Michael Learned goes from TV mom to Albee leading lady
New York ? Michael Learned was struggling with a line during rehearsals of “All Over” Edward Albee’s 1971 play being revived off-Broadway when a startling thought occurred to her.
“You know,” she said to director Emily Mann, “when I think of the dollars per minute I’m getting to do this and then I think of the dollars per minute I got to pour coffee on television, it’s just amazing.”
“And it’s true!” Mann says. “We all broke up laughing.”
Learned was one of America’s highest-paid housewives in the 1970s, playing the warmhearted Ma Walton in “The Waltons” on television.
These days, she is working for more esoteric rewards: the challenge of speaking Albee’s elegant lines on stage and the joy of acting opposite her longtime friend, Rosemary Harris, for the first time.
“This play is like poetry to me,” she says. “I never get tired of his words. Try writing one of his sentences in other words and you’ll fill up pages.”

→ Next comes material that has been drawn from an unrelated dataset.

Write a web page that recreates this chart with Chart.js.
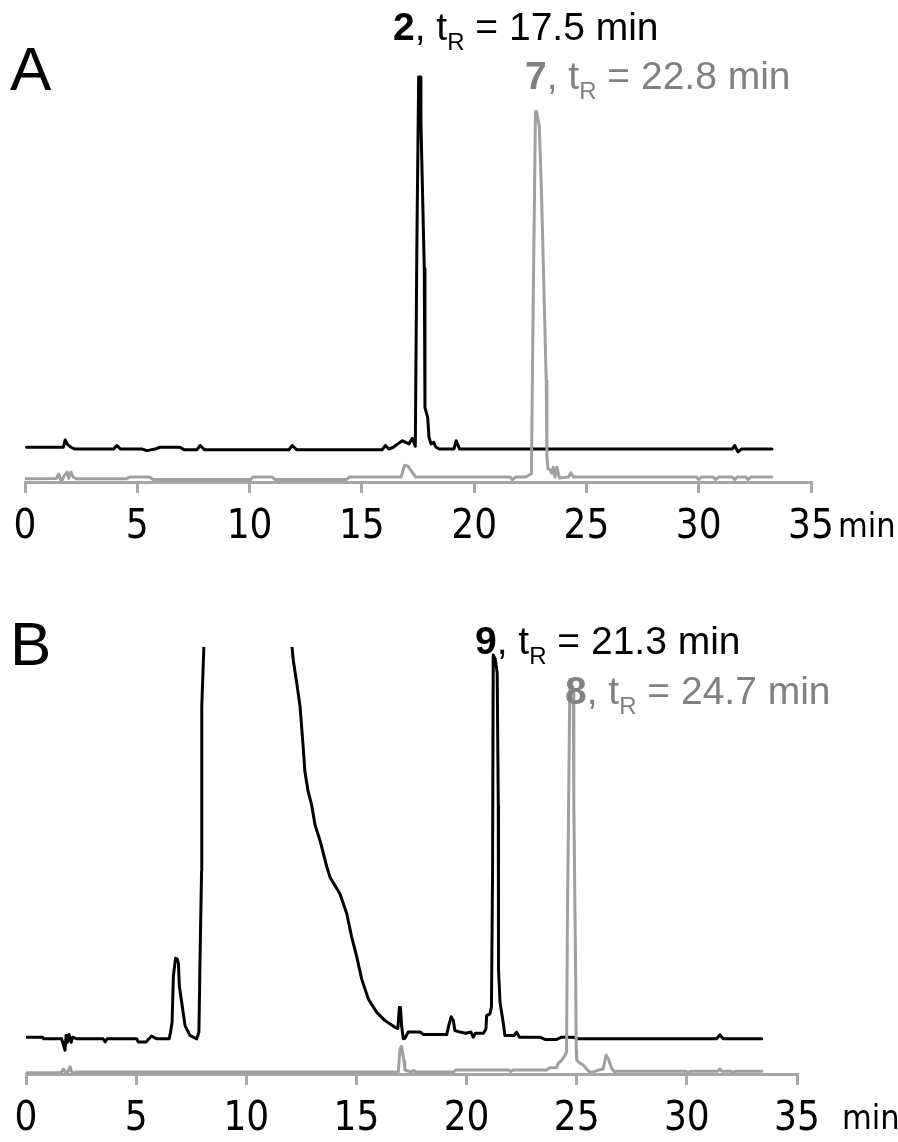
<!DOCTYPE html>
<html><head><meta charset="utf-8">
<script src="https://cdn.jsdelivr.net/npm/chart.js@4.4.1/dist/chart.umd.min.js"></script>
<style>
html,body{margin:0;padding:0;background:#fff;width:898px;height:1142px;overflow:hidden}
.wrap{position:absolute;left:0;width:898px}
#wrapA{top:0;height:571px}
#wrapB{top:571px;height:590px}
</style></head><body>
<div class="wrap" id="wrapA"><canvas id="chartA" width="898" height="571"></canvas></div>
<div class="wrap" id="wrapB"><canvas id="chartB" width="898" height="590"></canvas></div>
<script>
// ---- data ----
const xTicks = [0, 5, 10, 15, 20, 25, 30, 35];
const xUnit = 'min';
const panelLetters = ['A', 'B'];
const compoundsA = ['2', '7'];
const retentionA = [17.5, 22.8];
const compoundsB = ['9', '8'];
const retentionB = [21.3, 24.7];

// [time (min), detector signal (a.u.)]
const blackA = [[0.07,8.75],[1.71,8.75],[1.79,10.6],[1.9,9.4],[2.05,8.75],[2.23,8.3],[3.95,8.3],[4.09,9.2],[4.25,8.3],[5.2,8.3],[5.43,7.9],[5.8,8.3],[6.0,8.75],[6.9,8.75],[7.1,8.1],[7.65,8.1],[7.8,9.2],[8.0,8.1],[11.75,8.1],[11.9,9.2],[12.1,8.1],[15.9,8.1],[16.05,9.2],[16.2,8.3],[16.4,8.75],[16.6,9.6],[16.8,10.4],[16.95,10.0],[17.1,9.6],[17.25,11.0],[17.38,9.0],[17.45,60],[17.53,102],[17.6,102],[17.63,90.5],[17.78,53.75],[17.81,18.75],[17.93,16.25],[17.99,11.25],[18.08,9.6],[18.2,10.0],[18.3,8.75],[18.45,8.3],[19.1,8.3],[19.2,10.4],[19.35,8.3],[31.5,8.3],[31.6,9.2],[31.75,7.6],[31.9,8.3],[33.26,8.3]];
const grayA = [[0,0.8],[1.4,0.9],[1.5,2.0],[1.62,0],[1.75,1.6],[1.88,2.5],[1.95,0.9],[2.05,2.5],[2.15,1.2],[2.3,0.8],[4.5,0.8],[4.65,1.25],[5.55,1.25],[5.7,0.6],[10.05,0.6],[10.15,1.25],[11.0,1.25],[11.15,0.6],[14.3,0.6],[14.45,1.25],[16.75,1.25],[16.9,4.2],[17.05,4.0],[17.4,1.25],[21.6,1.25],[21.7,0.6],[21.85,1.25],[22.3,1.25],[22.55,2.1],[22.62,40],[22.73,93.3],[22.78,93.3],[22.9,89.6],[22.99,74.6],[23.07,57],[23.21,25.5],[23.24,6.25],[23.29,3.3],[23.4,3.0],[23.45,2.2],[23.52,3.75],[23.6,1.2],[23.68,3.75],[23.8,1.0],[24.2,1.25],[24.3,2.3],[24.42,1.25],[29.9,1.25],[30.0,0.6],[30.12,1.25],[30.65,1.25],[30.75,0.6],[30.88,1.25],[31.5,1.25],[31.6,0.6],[31.72,1.25],[32.1,1.25],[32.2,0.6],[32.32,1.25],[33.26,1.25]];
const blackB = [[0.03,9.3],[0.75,9.3],[0.8,8.9],[1.62,8.9],[1.77,6],[1.82,9.75],[1.88,8],[1.95,10],[2.05,8],[2.12,9.3],[2.3,8.9],[3.5,8.9],[3.59,8.1],[3.68,8.9],[5.02,8.9],[5.1,8.1],[5.45,8.1],[5.7,9.6],[5.93,8.9],[6.5,8.9],[6.56,10.5],[6.63,13],[6.69,24.75],[6.79,29.3],[6.87,29],[6.92,28],[6.96,22.25],[7.07,18],[7.22,12.25],[7.44,9.75],[7.75,8.9],[7.85,10.6],[7.9,28.9],[7.97,51.4],[7.98,93],[8.08,109],[8.3,140],[11.8,140],[12.06,109],[12.13,104.75],[12.29,98.9],[12.44,93],[12.51,88],[12.59,82.25],[12.66,76.5],[12.81,71.4],[12.97,68],[13.12,63],[13.35,59],[13.65,52.5],[13.8,49.75],[14.25,45.6],[14.56,40.6],[14.78,34.75],[15.01,29.75],[15.24,24],[15.54,19],[15.92,15.6],[16.3,13.5],[16.75,11.8],[16.88,11.5],[16.95,16.8],[17.0,16.8],[17.05,12.25],[17.13,8.9],[17.2,9],[17.35,10.6],[17.9,10.6],[18.03,10],[19.1,10],[19.17,11.8],[19.3,14.5],[19.4,13.5],[19.47,11],[19.7,10.6],[19.95,10.3],[20.2,10.6],[20.3,9.3],[20.4,10.3],[20.76,10.3],[20.88,11.4],[20.91,14.75],[21.06,15.2],[21.13,17],[21.18,51.4],[21.21,106],[21.3,105],[21.39,101.4],[21.44,68],[21.45,26.4],[21.52,18],[21.59,15.6],[21.67,12.7],[21.74,9.75],[22.15,9.75],[22.27,10.6],[22.4,9.3],[23.33,9.3],[23.56,8.75],[24.09,8.75],[24.32,9.3],[24.84,9.3],[25.07,8.9],[31.35,8.9],[31.5,9.9],[31.65,8.9],[33.4,8.9]];
const grayB = [[0,0.3],[1.6,0.3],[1.7,1.25],[1.85,0],[2.0,1.8],[2.1,0.2],[2.3,0.5],[16.9,0.5],[16.98,6.4],[17.05,7],[17.16,3.1],[17.2,1],[17.5,0.5],[17.6,0.9],[17.7,0.5],[19.4,0.5],[19.5,1.0],[21.9,1.0],[22.0,0.6],[22.1,1.0],[23.64,1.0],[23.78,1.6],[24.08,1.6],[24.16,2.7],[24.32,3.5],[24.47,4.75],[24.54,5.6],[24.58,40],[24.69,99.75],[24.8,98],[24.84,97.25],[24.87,68],[24.95,26.4],[24.98,6],[25.0,3.5],[25.15,2.7],[25.3,2.25],[25.45,1.25],[25.6,0.4],[25.8,0.6],[25.98,1.0],[26.2,1.25],[26.33,4.75],[26.43,3.9],[26.59,1.4],[26.74,0.4],[26.8,0.7],[29.95,0.7],[30.05,0.4],[30.2,0.7],[31.4,0.7],[31.5,1.3],[31.6,0.7],[32.0,0.7],[32.1,0.3],[32.2,0.7],[33.4,0.7]];

// ---- styling / rendering ----
const AXIS_GRAY = '#a6a6a6';
const TRACE_GRAY = '#a0a0a0';
const TEXT_GRAY = '#808080';
const SANS = '"Liberation Sans", Arial, sans-serif';
const NARROW = '"DejaVu Sans Condensed", "Liberation Sans Narrow", sans-serif';
const TICK_SIZE = 40, TICK_LH = 1.2, TICK_PAD = 11, TICK_LEN = 11;

const toXY = arr => arr.map(p => ({x: p[0], y: p[1]}));

function drawTR(ctx, x, y, num, tr, color, size) {
  ctx.save();
  ctx.fillStyle = color;
  ctx.textAlign = 'left';
  ctx.textBaseline = 'alphabetic';
  ctx.font = `bold ${size}px ${SANS}`;
  ctx.fillText(num, x, y);
  x += ctx.measureText(num).width;
  ctx.font = `${size}px ${SANS}`;
  ctx.fillText(', t', x, y);
  x += ctx.measureText(', t').width;
  const sub = Math.round(size * 0.62);
  ctx.font = `${sub}px ${SANS}`;
  ctx.fillText('R', x, y + size * 0.26);
  x += ctx.measureText('R').width;
  ctx.font = `${size}px ${SANS}`;
  ctx.fillText(' = ' + tr.toFixed(1) + ' ' + xUnit, x, y);
  ctx.restore();
}

const annotatePlugin = {
  id: 'annot',
  afterDraw(chart, args, opts) {
    const ctx = chart.ctx;
    const xs = chart.scales.x;
    ctx.save();
    ctx.fillStyle = '#000';
    ctx.textAlign = 'left';
    ctx.textBaseline = 'alphabetic';
    ctx.font = `62px ${SANS}`;
    ctx.fillText(opts.letter, opts.letterX, opts.letterY);
    // axis unit, on the tick-label line
    ctx.font = `${opts.unitSize}px ${NARROW}`;
    ctx.textBaseline = 'middle';
    ctx.fillText(xUnit, opts.unitX, xs.top + TICK_LEN + TICK_PAD + TICK_SIZE * TICK_LH / 2);
    ctx.restore();
    opts.labels.forEach(l => drawTR(ctx, l.x, l.y, l.num, l.tr, l.color, 39));
  }
};

function makeChart(id, black, gray, yMax, pad, annot) {
  return new Chart(document.getElementById(id), {
    type: 'line',
    data: {
      datasets: [
        {data: toXY(black), borderColor: '#000', borderWidth: 3, order: 2},
        {data: toXY(gray), borderColor: TRACE_GRAY, borderWidth: 3, order: 1}
      ]
    },
    options: {
      responsive: false,
      animation: false,
      devicePixelRatio: 1,
      layout: {padding: pad},
      elements: {
        point: {radius: 0},
        line: {tension: 0, borderJoinStyle: 'round', borderCapStyle: 'round', fill: false}
      },
      plugins: {legend: {display: false}, tooltip: {enabled: false}, annot: annot},
      scales: {
        x: {
          type: 'linear', min: 0, max: 35,
          afterBuildTicks: s => { s.ticks = xTicks.map(v => ({value: v})); },
          ticks: {color: '#000', font: {family: NARROW, size: TICK_SIZE, lineHeight: TICK_LH}, padding: TICK_PAD, maxRotation: 0, autoSkip: false},
          grid: {display: true, drawOnChartArea: false, drawTicks: true, tickLength: TICK_LEN, color: AXIS_GRAY, lineWidth: 3},
          border: {display: true, color: AXIS_GRAY, width: 3}
        },
        y: {display: false, min: 0, max: yMax}
      }
    },
    plugins: [annotatePlugin]
  });
}

makeChart('chartA', blackA, grayA, 104, {left: 25, right: 87, top: 69, bottom: 8}, {
  letter: panelLetters[0], letterX: 10, letterY: 90, unitX: 838, unitSize: 34,
  labels: [
    {x: 393, y: 40, num: compoundsA[0], tr: retentionA[0], color: '#000'},
    {x: 525, y: 89, num: compoundsA[1], tr: retentionA[1], color: TEXT_GRAY}
  ]
});
makeChart('chartB', blackB, grayB, 108, {left: 26, right: 101, top: 76, bottom: 6}, {
  letter: panelLetters[1], letterX: 10, letterY: 94, unitX: 842, unitSize: 34,
  labels: [
    {x: 475, y: 83, num: compoundsB[0], tr: retentionB[0], color: '#000'},
    {x: 565, y: 133, num: compoundsB[1], tr: retentionB[1], color: TEXT_GRAY}
  ]
});
</script>
</body></html>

“All Over” unfolds during the final hours of a wealthy dying man, never seen in the play. Learned plays his mistress; Harris is his wife. The current production began life at the McCarter Theatre in Princeton, N.J., earlier this year.
Learned, 63, has been making the most of her work in the theater. In the past decade, she’s appeared in a Broadway revival of Gore Vidal’s “The Best Man” and in a Boston production of Albee’s “Three Tall Women,” among many others.
She began her professional career on stage in the 1960s and early 1970s, when she was a member of the American Conservatory Theatre in San Francisco. There, she appeared in a long string of productions, including a version of Noel Coward’s “Private Lives” directed by Francis Ford Coppola (who was editing “The Godfather” at the time).
“The way I would describe doing an hour series is being a racehorse and plowing the field instead of running the race,” she says. “In the theater you get to run the race.”